>> start

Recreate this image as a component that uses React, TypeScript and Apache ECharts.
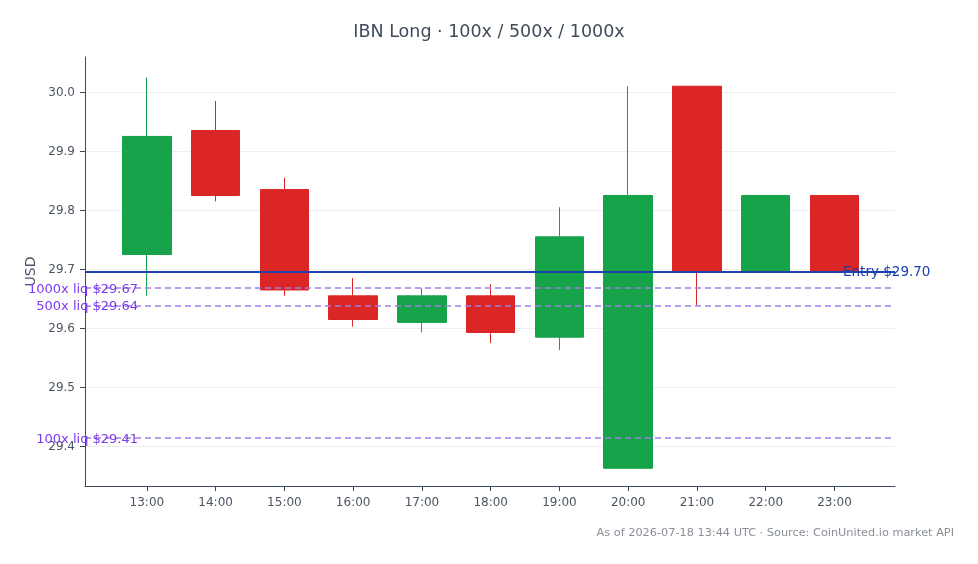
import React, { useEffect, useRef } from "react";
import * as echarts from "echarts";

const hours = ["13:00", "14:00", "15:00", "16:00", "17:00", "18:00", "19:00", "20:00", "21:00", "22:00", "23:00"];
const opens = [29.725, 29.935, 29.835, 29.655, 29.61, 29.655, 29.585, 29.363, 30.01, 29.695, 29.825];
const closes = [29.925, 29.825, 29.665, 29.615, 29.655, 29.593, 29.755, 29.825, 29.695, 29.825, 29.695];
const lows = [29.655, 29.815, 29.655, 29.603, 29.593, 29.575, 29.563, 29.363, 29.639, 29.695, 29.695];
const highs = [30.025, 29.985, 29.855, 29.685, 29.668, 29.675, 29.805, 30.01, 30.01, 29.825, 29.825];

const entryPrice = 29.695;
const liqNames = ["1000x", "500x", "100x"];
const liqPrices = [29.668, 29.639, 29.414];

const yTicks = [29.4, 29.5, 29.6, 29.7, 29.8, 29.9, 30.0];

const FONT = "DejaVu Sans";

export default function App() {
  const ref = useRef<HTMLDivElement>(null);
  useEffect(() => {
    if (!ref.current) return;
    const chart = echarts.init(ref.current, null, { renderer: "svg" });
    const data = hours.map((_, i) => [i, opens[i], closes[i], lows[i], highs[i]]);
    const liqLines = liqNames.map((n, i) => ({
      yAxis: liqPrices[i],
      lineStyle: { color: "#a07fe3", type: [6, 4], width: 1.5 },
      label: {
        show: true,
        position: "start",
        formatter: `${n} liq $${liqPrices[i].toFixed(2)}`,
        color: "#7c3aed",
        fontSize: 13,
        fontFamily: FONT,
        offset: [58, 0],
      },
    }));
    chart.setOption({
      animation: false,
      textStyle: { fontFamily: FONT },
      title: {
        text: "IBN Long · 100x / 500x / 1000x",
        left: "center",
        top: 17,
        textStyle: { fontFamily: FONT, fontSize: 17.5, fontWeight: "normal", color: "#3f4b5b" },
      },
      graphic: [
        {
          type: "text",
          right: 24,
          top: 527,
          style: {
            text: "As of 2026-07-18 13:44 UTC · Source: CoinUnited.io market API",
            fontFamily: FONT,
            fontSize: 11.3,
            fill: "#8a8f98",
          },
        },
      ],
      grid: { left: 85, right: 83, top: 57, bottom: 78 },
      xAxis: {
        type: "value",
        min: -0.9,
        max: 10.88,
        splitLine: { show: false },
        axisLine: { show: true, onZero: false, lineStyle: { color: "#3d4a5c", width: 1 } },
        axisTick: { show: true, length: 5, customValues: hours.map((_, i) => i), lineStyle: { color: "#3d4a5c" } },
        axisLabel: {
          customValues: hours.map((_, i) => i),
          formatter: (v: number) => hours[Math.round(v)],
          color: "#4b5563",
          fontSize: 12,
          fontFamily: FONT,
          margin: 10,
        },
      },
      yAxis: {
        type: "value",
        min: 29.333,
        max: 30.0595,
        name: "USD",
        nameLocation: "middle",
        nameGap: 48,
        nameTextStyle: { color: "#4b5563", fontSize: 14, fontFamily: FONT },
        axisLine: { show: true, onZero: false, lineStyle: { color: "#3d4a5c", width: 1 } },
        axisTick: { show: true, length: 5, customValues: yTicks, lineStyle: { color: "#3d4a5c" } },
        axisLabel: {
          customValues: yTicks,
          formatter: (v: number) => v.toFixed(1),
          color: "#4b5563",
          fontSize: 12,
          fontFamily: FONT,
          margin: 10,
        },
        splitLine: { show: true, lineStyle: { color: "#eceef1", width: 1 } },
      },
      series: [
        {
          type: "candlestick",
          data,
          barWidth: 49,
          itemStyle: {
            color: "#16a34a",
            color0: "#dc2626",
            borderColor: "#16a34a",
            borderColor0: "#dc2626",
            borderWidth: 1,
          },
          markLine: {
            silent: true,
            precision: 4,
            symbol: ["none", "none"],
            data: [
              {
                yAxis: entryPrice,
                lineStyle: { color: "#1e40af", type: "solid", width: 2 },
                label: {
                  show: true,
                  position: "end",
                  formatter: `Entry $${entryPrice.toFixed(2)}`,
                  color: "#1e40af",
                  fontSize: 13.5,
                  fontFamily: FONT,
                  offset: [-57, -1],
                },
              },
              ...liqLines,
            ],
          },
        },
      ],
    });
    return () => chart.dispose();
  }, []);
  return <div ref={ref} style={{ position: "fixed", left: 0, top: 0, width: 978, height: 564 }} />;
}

>> end

▶ [What is being asked]: What is the number of lines above that contain "React"? Answer with that number only.

▶ [Answer to this exercise]: 2